Denison Town once stood on the edge of the New South Wales outback — a scattering of cottages, dust roads and hard‑won hope. Today, nothing remains but a lonely cemetery. Among its weathered stones lies a headstone bearing three names: Grace Anne, Hannah, and Stanley Ronald Bayliss, with only the initials J.F. Bayliss marking the husband and father who survived them. History records little else.
This novel imagines the journey behind the names history left behind.
Echoes of Hope: An Australian Odyssey is a deeply moving historical novel inspired by a real family tragedy in Denison Town, NSW. When Joseph Bayliss loses his wife Hannah and their two children, Grace Ann and newborn Stanley Ronald, his world collapses. Overwhelmed by grief, he leaves behind the life he once knew and wanders the Australian bush, searching for meaning, memory, and the God he fears has abandoned him.
As Joseph retraces the steps of his past — from the rugged inland plains to the Hawkesbury River — he encounters the people, places, and quiet mercies that begin to stitch his heart back together. Through the steadfast love of family, the compassion of community, and the gentle presence of grace, Joseph discovers that healing rarely comes quickly, but it does come.

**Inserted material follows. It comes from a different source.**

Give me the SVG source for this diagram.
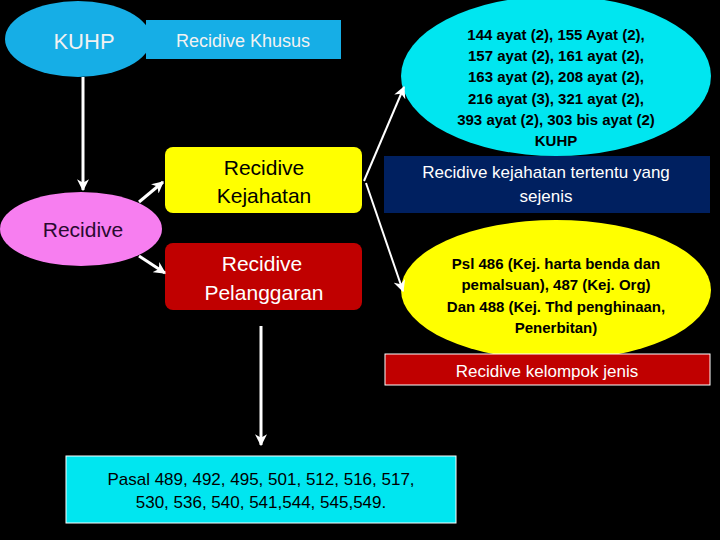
<svg xmlns="http://www.w3.org/2000/svg" width="720" height="540" viewBox="0 0 720 540">
<style>
text{font-family:"Liberation Sans",Arial,sans-serif;text-anchor:middle}
.b{font-weight:bold}
.c{stroke:#fff;stroke-width:3;fill:none;marker-end:url(#ah)}
.t{stroke:#fff;stroke-width:2;fill:none;marker-end:url(#ah2)}
</style>
<defs>
<marker id="ah" viewBox="0 0 10 10" refX="9" refY="5" markerWidth="4" markerHeight="4" orient="auto"><path d="M0,0 L10,5 L0,10 L3,5 z" fill="#fff"/></marker>
<marker id="ah2" viewBox="0 0 10 10" refX="9" refY="5" markerWidth="6" markerHeight="6" orient="auto"><path d="M0,0 L10,5 L0,10 L3,5 z" fill="#fff"/></marker>
</defs>
<rect width="720" height="540" fill="#000"/>
<g id="kuhp"><ellipse cx="78" cy="39" rx="73" ry="38" fill="#16aee6"/><text x="84" y="49" font-size="22" fill="#f2f2f2">KUHP</text></g>
<g id="khusus"><rect x="146" y="20" width="195" height="39" fill="#16aee6"/><text x="243" y="47" font-size="18" fill="#f2f2f2">Recidive Khusus</text></g>
<g id="recidive"><ellipse cx="81" cy="229" rx="81" ry="37" fill="#f77ef0"/><text x="83" y="237" font-size="21" fill="#2a0a30">Recidive</text></g>
<g id="kejahatan"><rect x="165" y="147" width="197" height="66" rx="8" fill="#ffff00"/><text x="264" y="175" font-size="21" fill="#000">Recidive</text><text x="264" y="203" font-size="21" fill="#000">Kejahatan</text></g>
<g id="pelanggaran"><rect x="165" y="243" width="197" height="67" rx="8" fill="#c00000"/><text x="262" y="271" font-size="21" fill="#fff">Recidive</text><text x="264" y="300" font-size="21" fill="#fff">Pelanggaran</text></g>
<g id="pasal-cyan"><ellipse cx="556" cy="76" rx="155" ry="80" fill="#00e6f0"/>
<g class="b" font-size="15" fill="#000"><text x="556" y="40">144 ayat (2), 155 Ayat (2),</text><text x="556" y="61">157 ayat (2), 161 ayat (2),</text><text x="556" y="82">163 ayat (2), 208 ayat (2),</text><text x="556" y="104">216 ayat (3), 321 ayat (2),</text><text x="556" y="125">393 ayat (2), 303 bis ayat (2)</text><text x="556" y="146">KUHP</text></g></g>
<g id="sejenis"><rect x="384" y="156" width="326" height="57" fill="#002060"/><text x="546" y="178" font-size="17" fill="#fff">Recidive kejahatan tertentu yang</text><text x="546" y="202" font-size="17" fill="#fff">sejenis</text></g>
<g id="pasal-yellow"><ellipse cx="556" cy="290" rx="155" ry="70" fill="#ffff00"/>
<g class="b" font-size="15" fill="#000"><text x="556" y="269">Psl 486 (Kej. harta benda dan</text><text x="556" y="290">pemalsuan), 487 (Kej. Org)</text><text x="556" y="312">Dan 488 (Kej. Thd penghinaan,</text><text x="556" y="333">Penerbitan)</text></g></g>
<g id="kelompok"><rect x="385" y="354" width="325" height="31" fill="#c00000" stroke="#fff" stroke-width="1"/><text x="547" y="377" font-size="17" fill="#fff">Recidive kelompok jenis</text></g>
<g id="pasal-bottom"><rect x="66" y="456" width="390" height="67" fill="#00e6f0" stroke="#fff" stroke-width="1"/><text x="261" y="485" font-size="17" fill="#000">Pasal 489, 492, 495, 501, 512, 516, 517,</text><text x="261" y="508" font-size="17" fill="#000">530, 536, 540, 541,544, 545,549.</text></g>
<g id="connectors">
<path class="c" d="M83,77 L83,190"/>
<path class="c" d="M139,202 L163,182"/>
<path class="c" d="M139,256 L165,273"/>
<path class="t" d="M364,181 L404,87"/>
<path class="t" d="M366,183 L403,291"/>
<path class="c" d="M261,326 L261,445"/>
</g>
</svg>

Though the narrative is fictional, it is anchored in the lives of real people — Hannah Bayliss, Grace Ann Bayliss, Stanley Ronald Bayliss, and the man named on the stone, J.F. Bayliss — whose grief and endurance shaped the emotional heart of this story. Their suffering was known only to God and time, and this book seeks to honour the truth of that loss while imagining the journey of healing that might have followed.
Set in 19th‑century New South Wales and shaped by the author's own heritage connection to Ebenezer Church — Australia's oldest mainland church — this novel blends history, faith, and emotional truth into a story that lingers long after the final page.